Look through the data below. Show each line where the string "this" occurs.

**EXTRACTED INFORMATION**
#####
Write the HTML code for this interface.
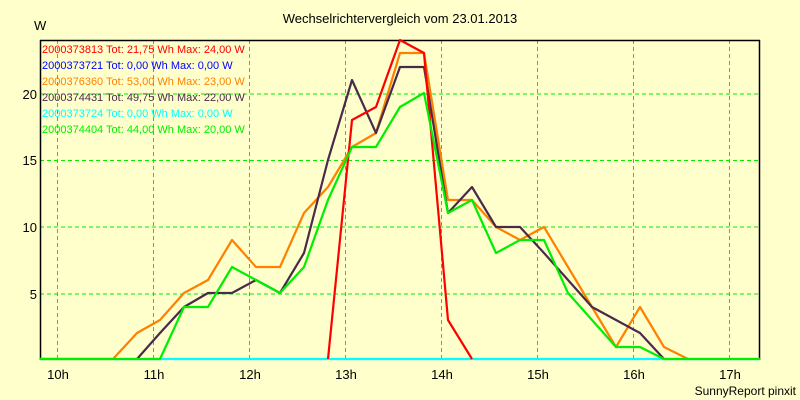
<!DOCTYPE html>
<html><head><meta charset="utf-8"><style>
html,body{margin:0;padding:0;background:#ffffcc;}
svg{display:block;font-family:"Liberation Sans",sans-serif;}
</style></head><body>
<svg width="800" height="400" viewBox="0 0 800 400">
<rect width="800" height="400" fill="#ffffcc"/>
<text x="400" y="23" font-size="13" text-anchor="middle" fill="#000">Wechselrichtervergleich vom 23.01.2013</text>
<text x="34" y="30" font-size="13" fill="#000">W</text>
<g stroke="#00ee00" stroke-width="1" stroke-dasharray="4,3" fill="none" shape-rendering="crispEdges">
<line x1="40" y1="94" x2="760" y2="94"/><line x1="40" y1="160.5" x2="760" y2="160.5"/>
<line x1="40" y1="227" x2="760" y2="227"/><line x1="40" y1="294" x2="760" y2="294"/>
<line x1="57.5" y1="40" x2="57.5" y2="360"/><line x1="153.5" y1="40" x2="153.5" y2="360"/>
<line x1="249.5" y1="40" x2="249.5" y2="360"/><line x1="345.5" y1="40" x2="345.5" y2="360"/>
<line x1="441.5" y1="40" x2="441.5" y2="360"/><line x1="537.5" y1="40" x2="537.5" y2="360"/>
<line x1="633.5" y1="40" x2="633.5" y2="360"/><line x1="729.5" y1="40" x2="729.5" y2="360"/>
</g>
<g stroke="#000" stroke-width="1.5" fill="none">
<line x1="40" y1="40.5" x2="760" y2="40.5"/><line x1="40.5" y1="40" x2="40.5" y2="360"/><line x1="759.5" y1="40" x2="759.5" y2="360"/>
</g>
<g font-size="13" fill="#000" text-anchor="end">
<text x="37" y="99">20</text><text x="37" y="165">15</text><text x="37" y="232">10</text><text x="37" y="299">5</text>
</g>
<g font-size="13" fill="#000" text-anchor="middle">
<text x="58" y="379">10h</text><text x="154" y="379">11h</text><text x="250" y="379">12h</text><text x="346" y="379">13h</text>
<text x="442" y="379">14h</text><text x="538" y="379">15h</text><text x="634" y="379">16h</text><text x="730" y="379">17h</text>
</g>
<text x="796" y="395" font-size="12" text-anchor="end" fill="#000">SunnyReport pinxit</text>
<g fill="none" stroke-width="2.2" stroke-linejoin="round">
<polyline stroke="#00ffff" points="40,359 760,359"/>
<polyline stroke="#ff8000" points="40,359 113,359 137,333 160,320 184,293 208,280 232,240 256,267 280,267 304,213 328,187 352,147 376,133 400,53 424,53 448,200 472,200 496,227 520,240 544,227 568,267 592,307 616,347 640,307 664,347 688,359"/>
<polyline stroke="#4a2a4a" points="137,359 160,333 184,307 208,293 232,293 256,280 280,293 304,253 328,160 352,80 376,133 400,67 424,67 448,213 472,187 496,227 520,227 544,253 568,280 592,307 616,320 640,333 664,359"/>
<polyline stroke="#ff0000" points="328,359 352,120 376,107 400,40 424,53 448,320 472,359"/>
<polyline stroke="#00ee00" points="40,359 160,359 184,307 208,307 232,267 256,280 280,293 304,267 328,200 352,147 376,147 400,107 424,93 448,213 472,200 496,253 520,240 544,240 568,293 592,320 616,347 640,347 664,359 760,359"/>
</g>
<g font-size="11">
<text x="42" y="53" fill="#ff0000">2000373813 Tot: 21,75 Wh Max: 24,00 W</text>
<text x="42" y="69" fill="#0000ff">2000373721 Tot: 0,00 Wh Max: 0,00 W</text>
<text x="42" y="85" fill="#ff8000">2000376360 Tot: 53,00 Wh Max: 23,00 W</text>
<text x="42" y="101" fill="#4a2a4a">2000374431 Tot: 49,75 Wh Max: 22,00 W</text>
<text x="42" y="117" fill="#00ffff">2000373724 Tot: 0,00 Wh Max: 0,00 W</text>
<text x="42" y="133" fill="#00ee00">2000374404 Tot: 44,00 Wh Max: 20,00 W</text>
</g>
</svg>
</body></html>
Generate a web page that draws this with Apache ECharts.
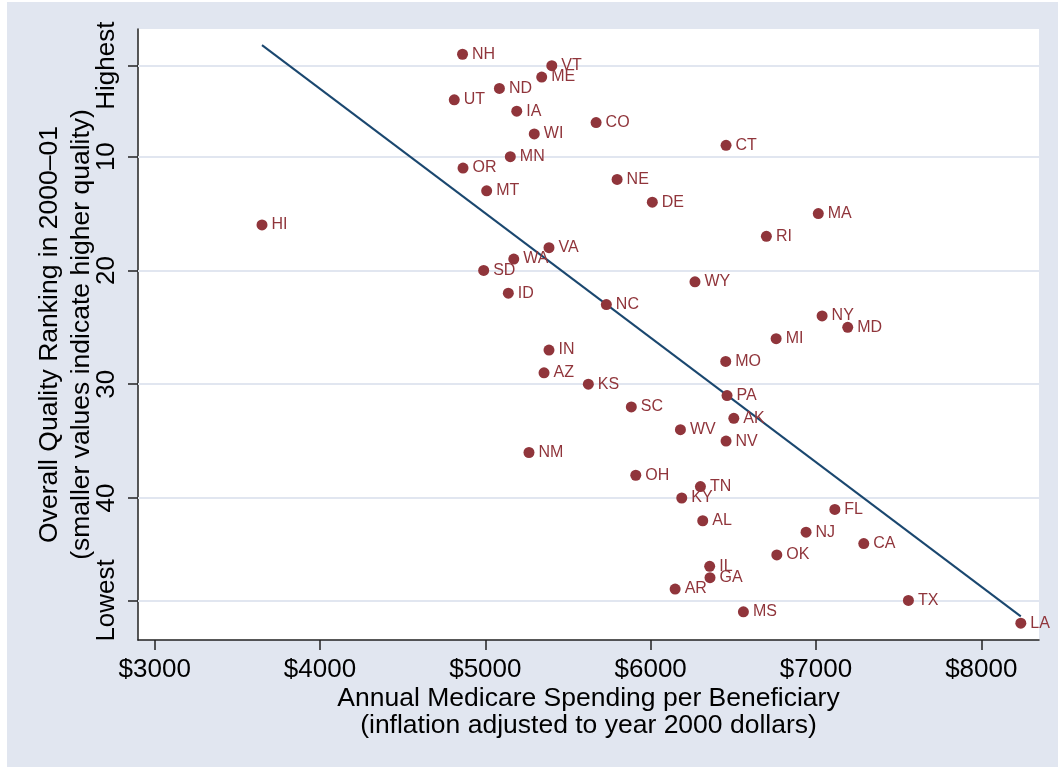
#####
**ANSWER TO THE TASK**
Write the HTML code for this interface.
Generate a web page that draws this with Apache ECharts.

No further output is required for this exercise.